====== MATERIAL

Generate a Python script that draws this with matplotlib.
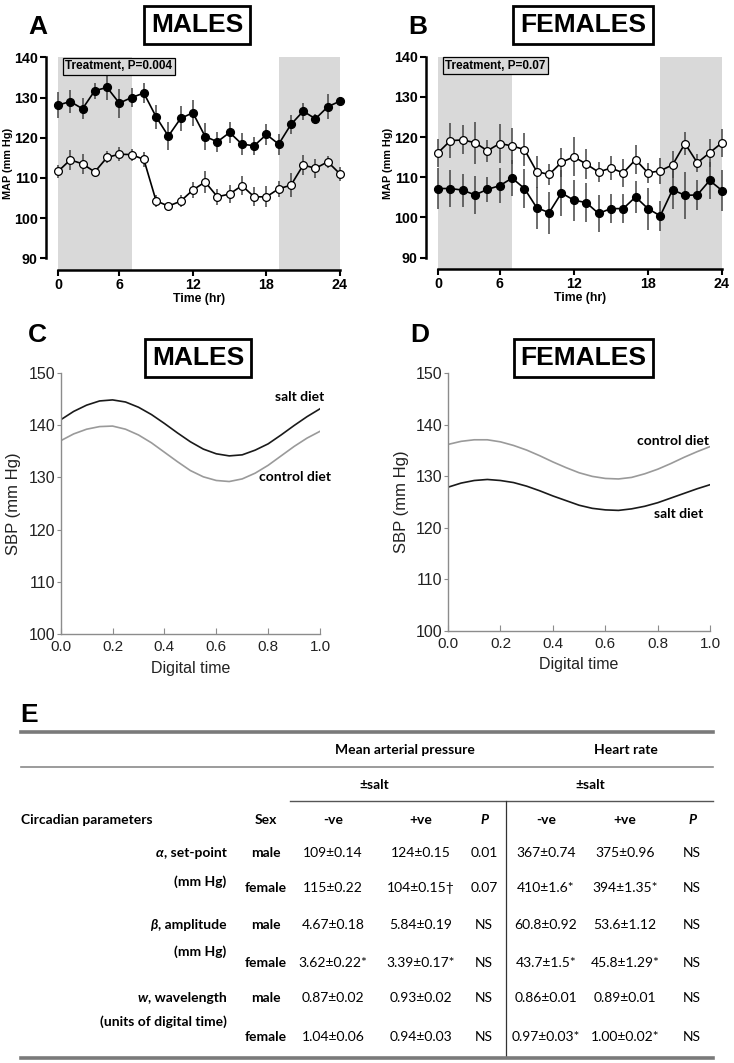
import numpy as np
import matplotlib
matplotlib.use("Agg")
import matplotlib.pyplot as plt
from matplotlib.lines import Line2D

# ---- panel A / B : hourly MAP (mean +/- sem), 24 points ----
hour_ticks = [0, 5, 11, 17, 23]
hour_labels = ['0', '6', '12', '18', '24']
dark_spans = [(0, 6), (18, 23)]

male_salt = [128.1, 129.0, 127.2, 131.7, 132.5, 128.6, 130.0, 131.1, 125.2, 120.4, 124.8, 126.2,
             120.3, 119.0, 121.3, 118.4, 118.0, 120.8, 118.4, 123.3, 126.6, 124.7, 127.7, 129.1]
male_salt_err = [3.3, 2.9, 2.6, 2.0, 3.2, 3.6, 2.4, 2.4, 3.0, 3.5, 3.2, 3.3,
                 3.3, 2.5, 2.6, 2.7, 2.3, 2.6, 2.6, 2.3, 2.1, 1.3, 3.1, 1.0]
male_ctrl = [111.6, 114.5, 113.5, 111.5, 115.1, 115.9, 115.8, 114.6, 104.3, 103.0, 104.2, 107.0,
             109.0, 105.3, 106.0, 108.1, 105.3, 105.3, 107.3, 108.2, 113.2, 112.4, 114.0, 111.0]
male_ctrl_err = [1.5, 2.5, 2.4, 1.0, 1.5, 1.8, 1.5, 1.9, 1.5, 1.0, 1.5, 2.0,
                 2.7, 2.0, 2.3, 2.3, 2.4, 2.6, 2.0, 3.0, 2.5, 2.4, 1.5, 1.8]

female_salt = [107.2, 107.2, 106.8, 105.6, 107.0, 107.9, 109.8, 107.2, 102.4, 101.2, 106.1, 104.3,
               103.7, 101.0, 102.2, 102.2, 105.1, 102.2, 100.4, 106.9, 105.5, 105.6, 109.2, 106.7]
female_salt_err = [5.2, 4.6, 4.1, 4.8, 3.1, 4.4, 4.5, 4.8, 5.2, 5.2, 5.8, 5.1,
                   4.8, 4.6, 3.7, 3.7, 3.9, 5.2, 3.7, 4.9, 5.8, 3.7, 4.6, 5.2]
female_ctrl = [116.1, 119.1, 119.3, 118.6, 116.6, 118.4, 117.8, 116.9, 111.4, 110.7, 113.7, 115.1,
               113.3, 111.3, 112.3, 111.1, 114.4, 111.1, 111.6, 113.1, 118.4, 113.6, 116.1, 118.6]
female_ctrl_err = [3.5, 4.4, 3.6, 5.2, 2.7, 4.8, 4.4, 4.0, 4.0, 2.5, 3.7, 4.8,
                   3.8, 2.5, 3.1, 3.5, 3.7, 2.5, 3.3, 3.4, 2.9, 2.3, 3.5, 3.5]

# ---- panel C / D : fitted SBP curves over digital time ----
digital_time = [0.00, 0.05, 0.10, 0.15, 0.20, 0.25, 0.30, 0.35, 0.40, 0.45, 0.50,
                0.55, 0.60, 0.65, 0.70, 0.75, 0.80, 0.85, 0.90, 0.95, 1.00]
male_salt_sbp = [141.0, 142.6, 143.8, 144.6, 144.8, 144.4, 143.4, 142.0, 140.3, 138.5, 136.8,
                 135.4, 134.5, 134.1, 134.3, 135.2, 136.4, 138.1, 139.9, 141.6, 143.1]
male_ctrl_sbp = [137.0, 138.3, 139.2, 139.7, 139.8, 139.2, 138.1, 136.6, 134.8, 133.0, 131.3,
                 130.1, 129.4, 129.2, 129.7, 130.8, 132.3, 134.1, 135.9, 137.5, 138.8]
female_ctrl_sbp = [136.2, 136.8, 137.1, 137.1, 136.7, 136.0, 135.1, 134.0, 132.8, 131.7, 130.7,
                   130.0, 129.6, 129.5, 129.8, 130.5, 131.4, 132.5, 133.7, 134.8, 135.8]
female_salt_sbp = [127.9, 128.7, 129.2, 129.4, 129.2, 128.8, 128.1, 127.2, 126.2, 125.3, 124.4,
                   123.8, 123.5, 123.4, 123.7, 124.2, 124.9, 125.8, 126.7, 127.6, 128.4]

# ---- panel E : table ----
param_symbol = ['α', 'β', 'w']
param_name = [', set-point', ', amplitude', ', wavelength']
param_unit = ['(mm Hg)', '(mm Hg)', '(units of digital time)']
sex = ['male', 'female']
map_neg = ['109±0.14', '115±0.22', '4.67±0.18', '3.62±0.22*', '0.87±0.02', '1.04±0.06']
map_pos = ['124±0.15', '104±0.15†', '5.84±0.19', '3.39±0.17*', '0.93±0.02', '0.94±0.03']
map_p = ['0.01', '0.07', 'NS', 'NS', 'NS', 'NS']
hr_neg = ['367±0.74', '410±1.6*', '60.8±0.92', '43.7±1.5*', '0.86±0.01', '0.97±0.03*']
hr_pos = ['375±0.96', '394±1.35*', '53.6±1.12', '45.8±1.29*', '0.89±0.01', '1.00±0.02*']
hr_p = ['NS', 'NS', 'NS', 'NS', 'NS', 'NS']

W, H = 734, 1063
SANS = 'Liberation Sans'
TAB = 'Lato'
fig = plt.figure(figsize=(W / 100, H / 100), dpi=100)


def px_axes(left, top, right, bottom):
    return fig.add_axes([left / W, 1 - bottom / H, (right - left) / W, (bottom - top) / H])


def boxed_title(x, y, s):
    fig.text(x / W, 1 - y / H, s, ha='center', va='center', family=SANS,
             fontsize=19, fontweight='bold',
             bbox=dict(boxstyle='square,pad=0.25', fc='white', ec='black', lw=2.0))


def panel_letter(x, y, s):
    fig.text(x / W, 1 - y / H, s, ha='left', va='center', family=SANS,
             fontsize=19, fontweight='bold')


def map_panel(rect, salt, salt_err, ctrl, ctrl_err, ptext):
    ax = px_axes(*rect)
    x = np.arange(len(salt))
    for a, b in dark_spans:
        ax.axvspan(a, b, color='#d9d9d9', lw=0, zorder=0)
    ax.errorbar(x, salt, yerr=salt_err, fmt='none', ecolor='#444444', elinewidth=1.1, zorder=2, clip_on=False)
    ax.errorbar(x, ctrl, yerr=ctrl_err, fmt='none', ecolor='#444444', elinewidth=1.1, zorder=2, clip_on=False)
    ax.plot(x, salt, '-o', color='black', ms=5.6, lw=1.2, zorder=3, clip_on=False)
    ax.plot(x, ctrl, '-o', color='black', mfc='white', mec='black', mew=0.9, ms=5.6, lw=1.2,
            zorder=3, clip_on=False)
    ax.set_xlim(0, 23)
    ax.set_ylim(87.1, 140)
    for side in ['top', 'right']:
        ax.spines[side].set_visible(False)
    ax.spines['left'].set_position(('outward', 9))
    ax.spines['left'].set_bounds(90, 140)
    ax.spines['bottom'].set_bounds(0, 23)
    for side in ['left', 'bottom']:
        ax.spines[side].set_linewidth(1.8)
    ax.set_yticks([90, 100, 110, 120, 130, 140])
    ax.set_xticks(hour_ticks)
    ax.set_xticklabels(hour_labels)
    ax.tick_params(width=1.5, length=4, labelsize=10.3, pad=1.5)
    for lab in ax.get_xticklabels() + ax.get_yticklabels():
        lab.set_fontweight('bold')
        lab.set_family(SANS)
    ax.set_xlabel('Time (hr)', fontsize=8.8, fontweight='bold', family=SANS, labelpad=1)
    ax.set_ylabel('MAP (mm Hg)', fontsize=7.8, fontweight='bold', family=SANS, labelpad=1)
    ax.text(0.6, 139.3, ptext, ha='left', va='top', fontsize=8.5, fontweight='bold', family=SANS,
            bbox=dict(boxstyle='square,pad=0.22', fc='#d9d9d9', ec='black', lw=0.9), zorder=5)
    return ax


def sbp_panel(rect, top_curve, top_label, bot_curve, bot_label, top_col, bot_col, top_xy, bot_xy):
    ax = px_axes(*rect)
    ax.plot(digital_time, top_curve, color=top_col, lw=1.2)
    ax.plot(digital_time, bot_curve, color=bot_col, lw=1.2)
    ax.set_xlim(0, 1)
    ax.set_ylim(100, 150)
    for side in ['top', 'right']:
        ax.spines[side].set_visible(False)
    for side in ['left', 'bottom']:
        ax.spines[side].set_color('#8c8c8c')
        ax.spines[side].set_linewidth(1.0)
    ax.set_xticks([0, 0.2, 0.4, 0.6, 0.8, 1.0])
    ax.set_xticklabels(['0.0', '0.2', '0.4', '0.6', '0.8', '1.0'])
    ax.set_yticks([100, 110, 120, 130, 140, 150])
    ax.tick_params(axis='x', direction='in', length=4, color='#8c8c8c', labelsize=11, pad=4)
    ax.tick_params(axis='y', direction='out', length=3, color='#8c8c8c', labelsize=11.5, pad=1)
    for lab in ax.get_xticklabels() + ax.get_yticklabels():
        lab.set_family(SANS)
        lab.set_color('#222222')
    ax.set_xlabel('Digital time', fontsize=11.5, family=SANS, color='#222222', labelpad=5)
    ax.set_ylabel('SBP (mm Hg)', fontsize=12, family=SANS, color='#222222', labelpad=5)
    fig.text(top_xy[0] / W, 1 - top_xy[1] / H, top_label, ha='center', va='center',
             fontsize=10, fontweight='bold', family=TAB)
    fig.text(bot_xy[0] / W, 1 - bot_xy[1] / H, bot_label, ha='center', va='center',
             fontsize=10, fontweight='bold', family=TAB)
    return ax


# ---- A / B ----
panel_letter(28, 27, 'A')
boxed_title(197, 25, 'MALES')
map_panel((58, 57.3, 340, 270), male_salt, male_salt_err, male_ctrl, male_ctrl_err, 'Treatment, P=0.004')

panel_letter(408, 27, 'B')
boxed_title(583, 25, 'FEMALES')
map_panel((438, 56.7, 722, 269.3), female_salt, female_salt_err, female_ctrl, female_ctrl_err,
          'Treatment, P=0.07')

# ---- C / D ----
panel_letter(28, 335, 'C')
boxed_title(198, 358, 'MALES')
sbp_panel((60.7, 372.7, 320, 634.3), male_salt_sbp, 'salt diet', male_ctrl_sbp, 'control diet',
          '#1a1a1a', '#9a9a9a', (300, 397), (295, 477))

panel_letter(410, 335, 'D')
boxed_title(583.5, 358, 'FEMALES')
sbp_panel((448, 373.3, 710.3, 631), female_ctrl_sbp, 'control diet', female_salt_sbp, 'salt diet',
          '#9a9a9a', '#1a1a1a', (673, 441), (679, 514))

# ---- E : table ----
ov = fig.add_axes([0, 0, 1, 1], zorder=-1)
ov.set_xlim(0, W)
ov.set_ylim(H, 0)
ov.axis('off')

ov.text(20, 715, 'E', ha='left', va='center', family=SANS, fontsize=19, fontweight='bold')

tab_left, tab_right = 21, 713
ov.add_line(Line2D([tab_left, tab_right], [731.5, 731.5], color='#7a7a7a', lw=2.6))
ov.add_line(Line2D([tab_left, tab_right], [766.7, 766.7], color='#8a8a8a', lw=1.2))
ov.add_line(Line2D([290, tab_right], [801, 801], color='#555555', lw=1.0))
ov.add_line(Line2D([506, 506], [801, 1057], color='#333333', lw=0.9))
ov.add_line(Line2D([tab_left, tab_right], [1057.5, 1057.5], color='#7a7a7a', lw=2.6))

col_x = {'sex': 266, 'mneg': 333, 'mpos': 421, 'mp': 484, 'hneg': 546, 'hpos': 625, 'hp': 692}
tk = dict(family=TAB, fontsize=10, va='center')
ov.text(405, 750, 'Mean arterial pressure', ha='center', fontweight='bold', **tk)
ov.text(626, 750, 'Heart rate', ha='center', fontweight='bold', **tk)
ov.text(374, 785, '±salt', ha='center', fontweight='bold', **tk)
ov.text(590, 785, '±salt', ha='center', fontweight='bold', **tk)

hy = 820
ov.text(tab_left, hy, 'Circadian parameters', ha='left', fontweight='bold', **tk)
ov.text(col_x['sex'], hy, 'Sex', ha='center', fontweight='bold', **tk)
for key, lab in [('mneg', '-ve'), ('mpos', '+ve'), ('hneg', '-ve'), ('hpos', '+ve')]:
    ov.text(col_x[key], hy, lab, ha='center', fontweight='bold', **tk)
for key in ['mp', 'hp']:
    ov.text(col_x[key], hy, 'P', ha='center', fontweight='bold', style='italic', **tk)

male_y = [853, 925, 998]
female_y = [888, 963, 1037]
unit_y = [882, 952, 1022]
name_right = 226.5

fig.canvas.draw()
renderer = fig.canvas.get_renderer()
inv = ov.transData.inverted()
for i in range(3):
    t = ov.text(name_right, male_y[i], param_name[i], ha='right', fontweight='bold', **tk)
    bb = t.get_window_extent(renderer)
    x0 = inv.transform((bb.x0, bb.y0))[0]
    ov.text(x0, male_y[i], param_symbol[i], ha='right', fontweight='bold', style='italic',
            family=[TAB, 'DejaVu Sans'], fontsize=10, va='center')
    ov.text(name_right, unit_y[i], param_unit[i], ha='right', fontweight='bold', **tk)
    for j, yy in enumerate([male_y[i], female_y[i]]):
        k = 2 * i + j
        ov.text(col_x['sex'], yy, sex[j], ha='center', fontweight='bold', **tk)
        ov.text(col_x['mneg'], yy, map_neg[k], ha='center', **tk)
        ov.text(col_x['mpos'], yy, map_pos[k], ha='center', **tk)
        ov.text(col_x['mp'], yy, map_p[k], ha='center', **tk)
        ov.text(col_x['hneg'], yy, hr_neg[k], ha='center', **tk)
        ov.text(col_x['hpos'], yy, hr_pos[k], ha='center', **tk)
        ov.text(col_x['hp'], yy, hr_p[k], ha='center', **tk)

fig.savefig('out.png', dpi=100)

============

Write out again, exactly, the lines from the start of the listing up to the line containing "dark_spans = [(0, 6), (18, 23)]", with both ends and without pictures.

Generate a Python script that draws this with matplotlib.
import numpy as np
import matplotlib
matplotlib.use("Agg")
import matplotlib.pyplot as plt
from matplotlib.lines import Line2D

# ---- panel A / B : hourly MAP (mean +/- sem), 24 points ----
hour_ticks = [0, 5, 11, 17, 23]
hour_labels = ['0', '6', '12', '18', '24']
dark_spans = [(0, 6), (18, 23)]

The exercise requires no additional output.